Fajardo cae en un discurso populista (aunque sin mucho arraigo popular) y demagógico, puesto que moralizar la política ya parece haber probado su ineficacia para reducir la corrupción, en tanto es una lucha que todos suscriben pero que, más allá de algunos buenos resultados locales o regionales, es una práctica lejos de ser erradicada a nivel nacional.

Jugándole a la derecha
Así como la lucha anticorrupción hay otra amplia gama de temas que el centro no ha sabido comunicar bien, por ejemplo, qué tanto el modelo económico que defiende se distancia del de la derecha; entonces, da la impresión de que el centro está quemando sus cartuchos en un único terreno: autopercibirse como garante de una excepcionalidad moral, y no del cambio que una mayoría de votantes nos está diciendo que anhela con urgencia.
Por último, es imposible no reparar en la contradicción que entraña que el centro estigmatice las emociones y ponga como su ideario la razón ilustrada, mientas echa mano de un imaginario moral de tintes religiosos. También es contrario a una ideología que invita a sopesar los hechos y las pruebas con equilibrio y sensatez, que muchos de los alfiles de la campaña de Fajardo y opinadores afines a sus postulados, se hayan alineado con la derecha para multiplicar la guerra sucia contra el candidato de izquierda.
Quizá la de la Coalición Centro Esperanza, diseñada por hombres tan parecidos entre sí, y donde lo femenino o lo social y racialmente diverso entró más como una cuota que como una convicción, no fue capaz de medirle el pulso a un país que, en efecto, ya cambió.

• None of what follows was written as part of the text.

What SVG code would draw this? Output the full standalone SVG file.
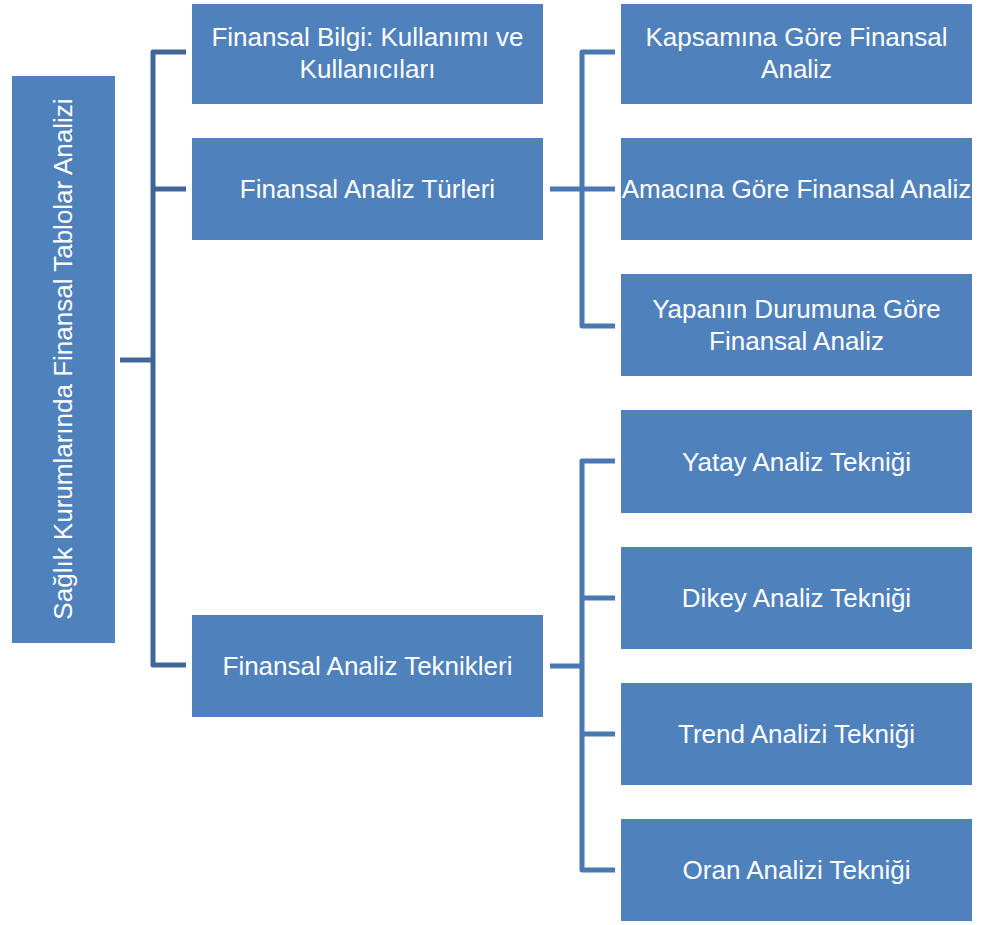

Por ejemplo –y aunque es evidente que todavía hay cosas por aclarar de la visita de Juan Fernando Petro a la Picota–, hubo un gran apresuramiento, de tintes altamente emocionales, en condenar la visita y suscribir rápidamente la tesis de que se trataba de algo escandaloso. La sobriedad o la ausencia de extremismo de algunas figuras del centro político en Colombia quedó entonces en duda.
Para terminar, aclaro que no he hablado aquí de la viabilidad de los programas de gobierno de cada candidato, sino de la construcción de discursos y relatos durante la campaña. Las voces ilustradas del centro dirán que hay que leer los programas o estudiarlos a fondo, en tanto eso es lo más importante. A ellos les respondería que la percepción y la intuición también son formas de conocimiento, y que la política, como ciencia de gobernar para buscar el bien común, no solo se manifiesta en instituciones sino en los cuerpos, en las relaciones entre ellos, en los vínculos sentimentales que suscite o prometa. Y que una campaña que hoy no entienda eso está abocada al fracaso.
Quizá la de la Coalición Centro Esperanza, diseñada por hombres tan parecidos entre sí, y donde lo femenino o lo social y racialmente diverso entró más como una cuota que como una convicción, no fue capaz de medirle el pulso a un país que, en efecto, ya cambió.